Seth Heald wrote this blog for Power for the People VA in May of 2020: “The dog that didn’t bark: The case of the missing electric co-op members” around Rappahannock Electric Co-op capital credits paid annually to co-op members. Here’s an excerpt:
Readers of Rappahannock Electric Cooperative’s monthly magazine, Cooperative Living, found a surprise when the magazine’s May 2020 issue arrived. The surprise wasn’t what was in the magazine, but what was missing, calling to mind Sherlock Holmes’s key insight in Arthur Conan Doyle’s story The Adventure of Silver Blaze, featuring a dog that didn’t bark. As Holmes explained to a Scotland Yard detective, sometimes what didn’t happen is as significant as what did.
In an annual tradition going back at least a decade and likely much longer, REC each May publishes in its member magazine a list of co-op members or former members whom REC owes money to but has lost track of. The list usually takes up around two full pages, with perhaps 500 to 800 names listed in small print. Readers are encouraged to look for their own names as well as names of others, and to notify REC if they have information about how to find these missing people. The funds in question are “retired capital credits,” a/k/a “patronage capital,” meaning money belonging to the co-op member-owners that has been invested in the co-op for a time and can now be returned. (As a cooperative, REC is owned by its customers, who are called “member-owners” or just “members.”)

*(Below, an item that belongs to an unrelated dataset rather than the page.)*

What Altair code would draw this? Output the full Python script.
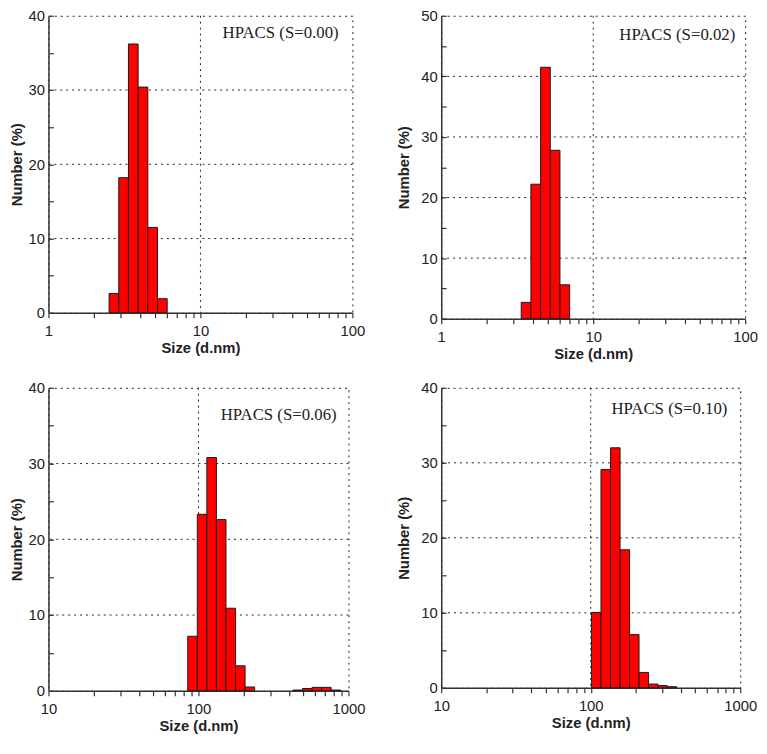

But this year, instead of listing the names in its magazine, REC advised readers they could view the list online. The magazine gave no explanation why REC had changed its longstanding annual practice of publishing the list in the magazine, which is mailed to all of REC’s roughly 140,000 member-owners, some of whom don’t have internet service.
So, wondering why REC had changed its publication practice, I took a look at the list online and discovered that it was 74 pages long, with about 21,000 names.